_The task_
Begin with the first line and repeat exactly through the line containing "W, H = 1176, 555"; leave every image out.

_Data provided_

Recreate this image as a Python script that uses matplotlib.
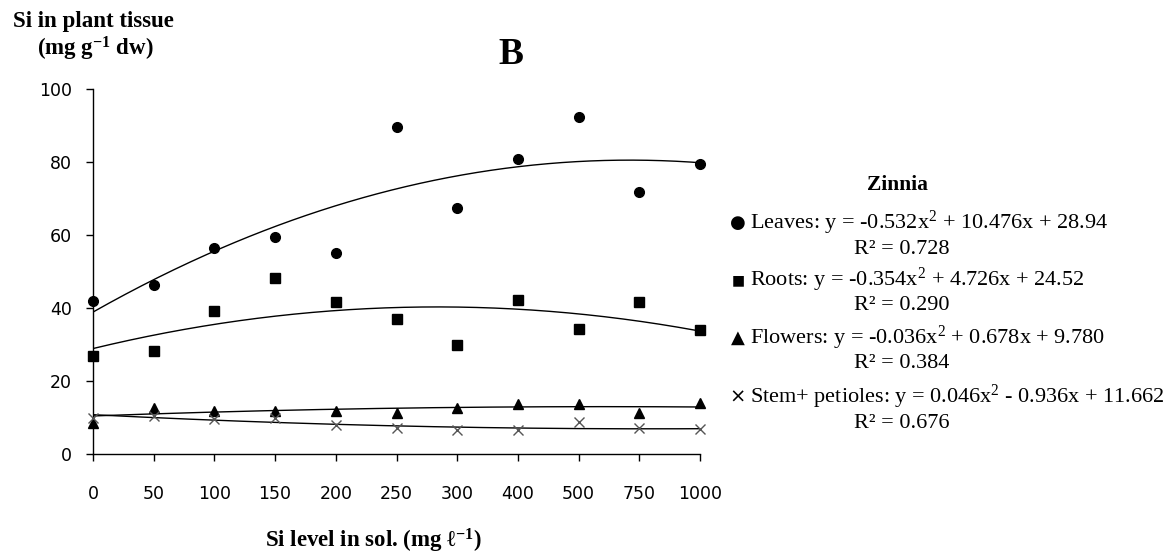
import numpy as np
import matplotlib
matplotlib.use("Agg")
import matplotlib.pyplot as plt

plt.rcParams["mathtext.fontset"] = "custom"
plt.rcParams["mathtext.rm"] = "Liberation Serif"
plt.rcParams["mathtext.it"] = "Liberation Serif:italic"
plt.rcParams["mathtext.bf"] = "Liberation Serif:bold"

si_levels = ["0", "50", "100", "150", "200", "250", "300", "400", "500", "750", "1000"]

leaves = [41.9, 46.3, 56.5, 59.5, 55.1, 89.7, 67.3, 80.8, 92.4, 71.9, 79.4]
roots = [26.8, 28.3, 39.3, 48.1, 41.6, 36.9, 29.9, 42.2, 34.2, 41.6, 34.0]
flowers = [8.6, 12.5, 11.9, 11.9, 11.8, 11.3, 12.7, 13.6, 13.6, 11.2, 13.9]
stem = [9.8, 10.5, 9.5, 10.0, 7.9, 7.2, 6.6, 6.6, 8.7, 7.0, 6.8]

# quadratic trends y = a*x^2 + b*x + c, with x counted 1..11 along the axis
leaves_fit = (-0.532, 10.476, 28.94)
roots_fit = (-0.354, 4.726, 24.52)
flowers_fit = (-0.036, 0.678, 9.780)
stem_fit = (0.046, -0.936, 11.662)
r_squared = ["0.728", "0.290", "0.384", "0.676"]

W, H = 1176, 555


def fx(x):
    return x / W


def fy(y):
    return 1 - y / H


fig = plt.figure(figsize=(W / 100, H / 100), dpi=100)
ax = fig.add_axes([fx(93), fy(454), (700 - 93) / W, (454 - 89) / H])

idx = np.arange(len(si_levels))
xs = np.linspace(0, len(si_levels) - 1, 300)
for a, b, c in [leaves_fit, roots_fit, flowers_fit, stem_fit]:
    xx = xs + 1
    ax.plot(xs, a * xx ** 2 + b * xx + c, color="black", lw=1)

ax.plot(idx, leaves, "o", color="black", ms=7, clip_on=False, zorder=3)
ax.plot(idx, roots, "s", color="black", ms=6.5, clip_on=False, zorder=3)
ax.plot(idx, flowers, "^", color="black", ms=7, clip_on=False, zorder=3)
ax.plot(idx, stem, "x", color="#555555", ms=7, mew=1, clip_on=False, zorder=3)

ax.set_xlim(0, len(si_levels) - 1)
ax.set_ylim(0, 100)
ax.set_xticks(idx, si_levels)
ax.set_yticks(range(0, 101, 20))
for s in ["top", "right"]:
    ax.spines[s].set_visible(False)
for s in ["left", "bottom"]:
    ax.spines[s].set_linewidth(1)
ax.tick_params(direction="out", length=5, width=1, labelsize=12.5)
ax.tick_params(axis="y", pad=10)
ax.tick_params(axis="x", pad=17)

serif = ["Liberation Serif", "DejaVu Serif"]

fig.text(fx(511), fy(54), "B", fontsize=27, fontweight="bold", family=serif,
         ha="center", va="center")
fig.text(fx(93), fy(22), "Si in plant tissue", fontsize=16.5, fontweight="bold",
         family=serif, ha="center", va="center")
fig.text(fx(95), fy(49), r"(mg g$^{\mathbf{-1}}$ dw)", fontsize=16.5,
         fontweight="bold", family=serif, ha="center", va="center")
fig.text(fx(373), fy(541), "Si level in sol. (mg \u2113$^{\\mathbf{-1}}$)",
         fontsize=16.5, fontweight="bold", family=serif, ha="center", va="center")

# legend block with fitted equations
fig.text(fx(897), fy(185), "Zinnia", fontsize=15.5, fontweight="bold", family=serif,
         ha="center", va="center")

entries = [
    ("\u25cf", "Leaves", leaves_fit, ["-0.532", "10.476", "28.94"]),
    ("\u25a0", "Roots", roots_fit, ["-0.354", "4.726", "24.52"]),
    ("\u25b2", "Flowers", flowers_fit, ["-0.036", "0.678", "9.780"]),
    ("\u00d7", "Stem+ petioles", stem_fit, ["0.046", "0.936", "11.662"]),
]
row_y = [223, 280, 338, 397]
marker_size = [13, 10, 13, 14]
for (glyph, name, fit, txt), y, r2, ms in zip(entries, row_y, r_squared, marker_size):
    sign = "-" if fit[1] < 0 else "+"
    label = f"{name}: y = {txt[0]}x$^{{2}}$ {sign} {txt[1]}x + {txt[2]}"
    fig.text(fx(738), fy(y), glyph, fontsize=ms, family=["DejaVu Sans"],
             ha="center", va="center")
    fig.text(fx(750), fy(y), label, fontsize=16, family=serif,
             ha="left", va="center")
    fig.text(fx(854), fy(y + 26), f"R\u00b2 = {r2}", fontsize=16, family=serif,
             ha="left", va="center")

fig.savefig("out.png", dpi=100)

_Task result_
Recreate this image as a Python script that uses matplotlib.
import numpy as np
import matplotlib
matplotlib.use("Agg")
import matplotlib.pyplot as plt

plt.rcParams["mathtext.fontset"] = "custom"
plt.rcParams["mathtext.rm"] = "Liberation Serif"
plt.rcParams["mathtext.it"] = "Liberation Serif:italic"
plt.rcParams["mathtext.bf"] = "Liberation Serif:bold"

si_levels = ["0", "50", "100", "150", "200", "250", "300", "400", "500", "750", "1000"]

leaves = [41.9, 46.3, 56.5, 59.5, 55.1, 89.7, 67.3, 80.8, 92.4, 71.9, 79.4]
roots = [26.8, 28.3, 39.3, 48.1, 41.6, 36.9, 29.9, 42.2, 34.2, 41.6, 34.0]
flowers = [8.6, 12.5, 11.9, 11.9, 11.8, 11.3, 12.7, 13.6, 13.6, 11.2, 13.9]
stem = [9.8, 10.5, 9.5, 10.0, 7.9, 7.2, 6.6, 6.6, 8.7, 7.0, 6.8]

# quadratic trends y = a*x^2 + b*x + c, with x counted 1..11 along the axis
leaves_fit = (-0.532, 10.476, 28.94)
roots_fit = (-0.354, 4.726, 24.52)
flowers_fit = (-0.036, 0.678, 9.780)
stem_fit = (0.046, -0.936, 11.662)
r_squared = ["0.728", "0.290", "0.384", "0.676"]

W, H = 1176, 555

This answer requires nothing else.